- **Information shown**
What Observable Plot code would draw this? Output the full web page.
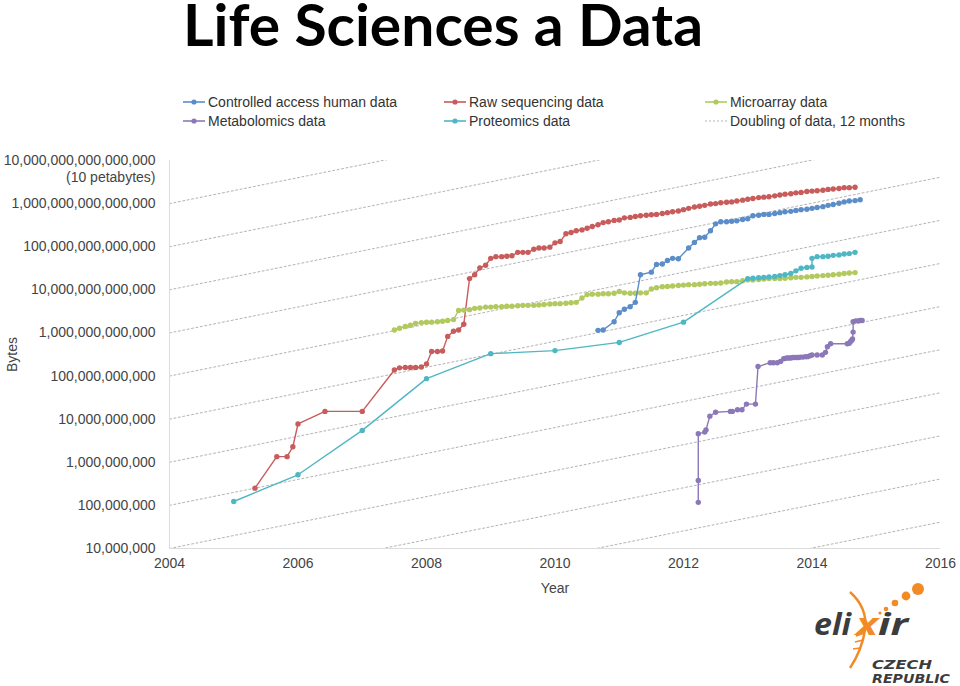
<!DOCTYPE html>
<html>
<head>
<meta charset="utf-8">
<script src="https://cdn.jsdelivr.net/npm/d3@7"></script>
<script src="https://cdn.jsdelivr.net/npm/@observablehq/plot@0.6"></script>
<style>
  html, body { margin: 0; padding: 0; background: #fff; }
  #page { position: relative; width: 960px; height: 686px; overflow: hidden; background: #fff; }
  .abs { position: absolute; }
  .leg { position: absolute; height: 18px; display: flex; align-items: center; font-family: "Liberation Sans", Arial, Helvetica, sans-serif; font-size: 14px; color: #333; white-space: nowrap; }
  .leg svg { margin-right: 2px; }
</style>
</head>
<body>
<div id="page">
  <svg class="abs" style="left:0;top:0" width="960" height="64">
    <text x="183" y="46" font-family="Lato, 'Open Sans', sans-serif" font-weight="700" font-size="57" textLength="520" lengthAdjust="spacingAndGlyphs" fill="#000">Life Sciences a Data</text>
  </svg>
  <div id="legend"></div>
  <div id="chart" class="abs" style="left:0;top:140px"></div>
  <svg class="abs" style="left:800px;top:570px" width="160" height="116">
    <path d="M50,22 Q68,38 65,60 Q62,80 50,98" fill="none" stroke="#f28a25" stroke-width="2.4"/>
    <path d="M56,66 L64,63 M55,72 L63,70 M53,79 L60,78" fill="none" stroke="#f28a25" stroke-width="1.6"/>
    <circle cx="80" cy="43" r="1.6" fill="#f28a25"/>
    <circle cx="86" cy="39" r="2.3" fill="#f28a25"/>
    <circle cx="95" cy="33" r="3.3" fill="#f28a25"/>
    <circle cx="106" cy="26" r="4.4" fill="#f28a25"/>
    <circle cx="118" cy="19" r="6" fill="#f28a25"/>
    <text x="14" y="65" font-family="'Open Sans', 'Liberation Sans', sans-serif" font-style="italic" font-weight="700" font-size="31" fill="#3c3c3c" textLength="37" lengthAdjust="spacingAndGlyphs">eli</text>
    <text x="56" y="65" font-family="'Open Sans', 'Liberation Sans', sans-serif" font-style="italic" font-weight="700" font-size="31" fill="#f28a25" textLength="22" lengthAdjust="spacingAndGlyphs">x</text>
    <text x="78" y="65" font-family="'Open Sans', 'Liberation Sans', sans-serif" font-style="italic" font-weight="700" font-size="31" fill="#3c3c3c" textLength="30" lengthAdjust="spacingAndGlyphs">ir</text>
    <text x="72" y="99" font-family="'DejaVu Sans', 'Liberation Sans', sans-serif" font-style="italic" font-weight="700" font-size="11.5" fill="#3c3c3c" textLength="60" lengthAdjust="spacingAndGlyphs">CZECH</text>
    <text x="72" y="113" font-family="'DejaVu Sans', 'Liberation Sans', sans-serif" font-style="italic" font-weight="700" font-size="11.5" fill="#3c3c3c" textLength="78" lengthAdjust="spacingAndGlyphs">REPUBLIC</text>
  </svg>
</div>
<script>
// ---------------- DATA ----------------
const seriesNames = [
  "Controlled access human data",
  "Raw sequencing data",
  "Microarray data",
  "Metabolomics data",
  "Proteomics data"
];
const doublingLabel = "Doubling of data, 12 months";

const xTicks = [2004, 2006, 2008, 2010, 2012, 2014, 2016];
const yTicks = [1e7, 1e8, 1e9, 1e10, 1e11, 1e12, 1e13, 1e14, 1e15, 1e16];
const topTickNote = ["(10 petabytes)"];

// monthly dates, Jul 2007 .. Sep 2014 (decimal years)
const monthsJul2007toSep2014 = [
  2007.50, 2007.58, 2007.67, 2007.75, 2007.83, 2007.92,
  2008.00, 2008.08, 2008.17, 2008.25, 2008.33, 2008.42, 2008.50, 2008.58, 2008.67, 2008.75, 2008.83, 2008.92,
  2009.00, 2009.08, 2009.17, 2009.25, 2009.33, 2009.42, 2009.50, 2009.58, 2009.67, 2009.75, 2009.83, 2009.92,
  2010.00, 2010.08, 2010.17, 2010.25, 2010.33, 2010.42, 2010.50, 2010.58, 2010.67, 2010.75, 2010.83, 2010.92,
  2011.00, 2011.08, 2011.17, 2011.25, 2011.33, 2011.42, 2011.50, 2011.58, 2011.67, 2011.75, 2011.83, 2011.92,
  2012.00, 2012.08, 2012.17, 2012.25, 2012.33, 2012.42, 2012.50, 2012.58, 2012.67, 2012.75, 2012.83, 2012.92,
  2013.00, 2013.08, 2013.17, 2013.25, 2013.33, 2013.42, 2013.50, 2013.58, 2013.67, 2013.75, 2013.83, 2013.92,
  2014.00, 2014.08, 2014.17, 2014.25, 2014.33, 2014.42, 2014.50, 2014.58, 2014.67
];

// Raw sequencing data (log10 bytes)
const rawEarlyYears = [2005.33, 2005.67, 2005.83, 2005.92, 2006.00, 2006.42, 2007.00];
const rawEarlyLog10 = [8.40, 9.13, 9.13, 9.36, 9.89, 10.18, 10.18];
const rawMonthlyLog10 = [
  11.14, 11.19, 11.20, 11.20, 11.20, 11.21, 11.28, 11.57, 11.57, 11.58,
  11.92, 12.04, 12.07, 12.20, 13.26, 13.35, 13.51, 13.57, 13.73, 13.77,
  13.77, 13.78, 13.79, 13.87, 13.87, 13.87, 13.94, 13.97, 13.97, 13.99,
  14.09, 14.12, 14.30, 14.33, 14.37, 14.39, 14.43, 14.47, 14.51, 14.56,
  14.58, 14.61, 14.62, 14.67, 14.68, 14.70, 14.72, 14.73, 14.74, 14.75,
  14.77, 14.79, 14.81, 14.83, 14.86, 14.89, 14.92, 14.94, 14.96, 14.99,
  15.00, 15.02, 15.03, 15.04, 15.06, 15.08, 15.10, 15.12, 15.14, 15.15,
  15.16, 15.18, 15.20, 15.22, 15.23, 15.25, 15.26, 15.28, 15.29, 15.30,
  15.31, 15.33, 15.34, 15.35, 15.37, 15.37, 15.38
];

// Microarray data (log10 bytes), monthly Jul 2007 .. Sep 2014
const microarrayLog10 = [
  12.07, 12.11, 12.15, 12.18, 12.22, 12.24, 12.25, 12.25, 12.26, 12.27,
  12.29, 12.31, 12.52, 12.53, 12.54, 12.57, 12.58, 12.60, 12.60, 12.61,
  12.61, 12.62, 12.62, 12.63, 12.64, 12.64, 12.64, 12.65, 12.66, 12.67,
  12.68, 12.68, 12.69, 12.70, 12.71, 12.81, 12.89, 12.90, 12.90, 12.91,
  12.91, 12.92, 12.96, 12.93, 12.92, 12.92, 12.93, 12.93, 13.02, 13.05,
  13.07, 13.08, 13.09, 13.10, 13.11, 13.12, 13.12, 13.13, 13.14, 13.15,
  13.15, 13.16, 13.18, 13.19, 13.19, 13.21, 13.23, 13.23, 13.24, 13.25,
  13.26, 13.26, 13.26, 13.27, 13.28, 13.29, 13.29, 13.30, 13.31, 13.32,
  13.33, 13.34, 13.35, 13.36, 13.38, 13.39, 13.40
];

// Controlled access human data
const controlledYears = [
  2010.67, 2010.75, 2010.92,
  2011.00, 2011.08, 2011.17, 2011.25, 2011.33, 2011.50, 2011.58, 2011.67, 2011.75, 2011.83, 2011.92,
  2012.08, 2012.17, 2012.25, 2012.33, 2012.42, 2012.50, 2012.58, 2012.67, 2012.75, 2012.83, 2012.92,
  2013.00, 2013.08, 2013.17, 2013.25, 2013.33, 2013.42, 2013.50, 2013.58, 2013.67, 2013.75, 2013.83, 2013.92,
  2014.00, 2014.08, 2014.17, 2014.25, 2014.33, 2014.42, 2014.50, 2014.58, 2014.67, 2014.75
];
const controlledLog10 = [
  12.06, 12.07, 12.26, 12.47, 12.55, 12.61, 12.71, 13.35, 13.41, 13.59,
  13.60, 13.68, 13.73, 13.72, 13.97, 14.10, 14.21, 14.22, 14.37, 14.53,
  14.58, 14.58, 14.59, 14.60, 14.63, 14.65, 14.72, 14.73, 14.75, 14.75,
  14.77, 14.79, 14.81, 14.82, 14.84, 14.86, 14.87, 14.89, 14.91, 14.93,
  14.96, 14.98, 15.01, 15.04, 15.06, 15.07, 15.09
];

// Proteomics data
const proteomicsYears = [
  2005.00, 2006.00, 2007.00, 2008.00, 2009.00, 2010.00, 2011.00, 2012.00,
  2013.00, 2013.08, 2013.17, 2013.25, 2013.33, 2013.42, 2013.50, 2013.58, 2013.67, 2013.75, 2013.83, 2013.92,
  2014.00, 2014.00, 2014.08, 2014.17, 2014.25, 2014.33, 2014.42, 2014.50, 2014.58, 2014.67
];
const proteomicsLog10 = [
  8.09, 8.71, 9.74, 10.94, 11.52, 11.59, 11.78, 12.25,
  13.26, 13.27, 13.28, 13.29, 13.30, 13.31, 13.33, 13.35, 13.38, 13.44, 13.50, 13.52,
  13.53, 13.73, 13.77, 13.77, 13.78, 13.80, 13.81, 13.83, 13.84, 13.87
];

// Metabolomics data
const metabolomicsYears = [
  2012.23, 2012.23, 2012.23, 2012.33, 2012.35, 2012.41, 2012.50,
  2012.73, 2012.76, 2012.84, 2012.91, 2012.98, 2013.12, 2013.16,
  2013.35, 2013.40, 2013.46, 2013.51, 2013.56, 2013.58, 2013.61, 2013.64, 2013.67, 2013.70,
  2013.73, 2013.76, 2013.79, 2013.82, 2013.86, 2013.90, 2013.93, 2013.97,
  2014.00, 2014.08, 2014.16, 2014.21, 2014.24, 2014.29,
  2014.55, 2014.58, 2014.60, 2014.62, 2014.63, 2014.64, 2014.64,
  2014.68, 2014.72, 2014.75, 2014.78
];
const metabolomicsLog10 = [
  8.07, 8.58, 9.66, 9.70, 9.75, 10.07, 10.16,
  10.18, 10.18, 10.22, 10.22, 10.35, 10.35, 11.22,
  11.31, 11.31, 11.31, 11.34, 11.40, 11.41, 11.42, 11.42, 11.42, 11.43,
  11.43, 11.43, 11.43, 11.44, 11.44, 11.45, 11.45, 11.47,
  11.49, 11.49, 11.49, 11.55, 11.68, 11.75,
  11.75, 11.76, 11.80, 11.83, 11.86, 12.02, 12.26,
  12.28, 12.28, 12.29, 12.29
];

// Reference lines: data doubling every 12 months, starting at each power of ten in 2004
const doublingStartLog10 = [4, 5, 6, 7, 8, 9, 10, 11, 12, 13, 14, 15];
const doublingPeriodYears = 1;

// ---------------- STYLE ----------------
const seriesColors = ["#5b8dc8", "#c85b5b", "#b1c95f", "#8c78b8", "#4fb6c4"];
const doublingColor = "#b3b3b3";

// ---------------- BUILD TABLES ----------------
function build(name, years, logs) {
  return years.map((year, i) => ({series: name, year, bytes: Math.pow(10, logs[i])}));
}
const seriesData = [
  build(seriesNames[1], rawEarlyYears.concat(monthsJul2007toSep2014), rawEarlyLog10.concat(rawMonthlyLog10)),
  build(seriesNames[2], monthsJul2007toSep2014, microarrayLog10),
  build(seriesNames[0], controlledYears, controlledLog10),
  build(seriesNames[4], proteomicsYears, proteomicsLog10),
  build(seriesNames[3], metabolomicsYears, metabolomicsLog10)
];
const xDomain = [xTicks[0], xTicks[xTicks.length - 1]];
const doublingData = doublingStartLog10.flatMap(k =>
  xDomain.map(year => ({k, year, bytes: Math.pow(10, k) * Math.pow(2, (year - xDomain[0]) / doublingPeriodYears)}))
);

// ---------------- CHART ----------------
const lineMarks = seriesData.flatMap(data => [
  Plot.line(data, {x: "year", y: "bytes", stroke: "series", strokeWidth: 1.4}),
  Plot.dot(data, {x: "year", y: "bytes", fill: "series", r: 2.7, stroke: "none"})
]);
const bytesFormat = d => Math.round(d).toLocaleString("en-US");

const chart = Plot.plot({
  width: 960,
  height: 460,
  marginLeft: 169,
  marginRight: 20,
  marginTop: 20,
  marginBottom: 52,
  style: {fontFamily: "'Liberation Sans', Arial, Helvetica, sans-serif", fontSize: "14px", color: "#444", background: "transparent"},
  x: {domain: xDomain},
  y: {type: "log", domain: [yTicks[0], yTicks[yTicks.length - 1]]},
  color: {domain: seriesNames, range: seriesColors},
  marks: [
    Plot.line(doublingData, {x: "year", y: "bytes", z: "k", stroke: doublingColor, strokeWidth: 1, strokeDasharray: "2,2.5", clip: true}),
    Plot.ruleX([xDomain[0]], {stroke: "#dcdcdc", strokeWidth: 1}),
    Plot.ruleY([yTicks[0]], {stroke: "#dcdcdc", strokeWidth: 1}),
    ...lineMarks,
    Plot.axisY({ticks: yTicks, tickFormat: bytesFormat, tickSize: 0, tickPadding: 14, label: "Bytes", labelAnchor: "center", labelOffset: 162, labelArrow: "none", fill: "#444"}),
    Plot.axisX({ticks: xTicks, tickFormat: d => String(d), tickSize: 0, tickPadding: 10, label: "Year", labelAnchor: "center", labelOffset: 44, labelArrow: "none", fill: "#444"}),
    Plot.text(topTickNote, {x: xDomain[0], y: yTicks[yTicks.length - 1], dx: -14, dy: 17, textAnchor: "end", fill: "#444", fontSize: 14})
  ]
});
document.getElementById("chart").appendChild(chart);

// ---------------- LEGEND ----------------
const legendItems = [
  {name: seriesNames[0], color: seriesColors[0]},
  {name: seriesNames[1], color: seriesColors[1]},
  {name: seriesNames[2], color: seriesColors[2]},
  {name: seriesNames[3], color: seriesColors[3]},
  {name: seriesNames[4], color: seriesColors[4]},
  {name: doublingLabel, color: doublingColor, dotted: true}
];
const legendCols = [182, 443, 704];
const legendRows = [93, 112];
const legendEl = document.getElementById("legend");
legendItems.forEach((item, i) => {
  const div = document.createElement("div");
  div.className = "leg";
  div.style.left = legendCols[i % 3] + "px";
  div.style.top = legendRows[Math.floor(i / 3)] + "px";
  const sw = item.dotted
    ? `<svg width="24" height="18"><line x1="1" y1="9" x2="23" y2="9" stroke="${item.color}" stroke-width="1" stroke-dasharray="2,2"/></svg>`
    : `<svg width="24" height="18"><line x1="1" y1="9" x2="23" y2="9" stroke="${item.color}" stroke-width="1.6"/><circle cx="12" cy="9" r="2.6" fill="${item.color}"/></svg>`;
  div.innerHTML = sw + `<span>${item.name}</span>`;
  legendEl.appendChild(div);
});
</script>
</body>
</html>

- **What the task requires**
State how many lines of the listing include the word "page". Reply with the number alone.

- **Written response**
3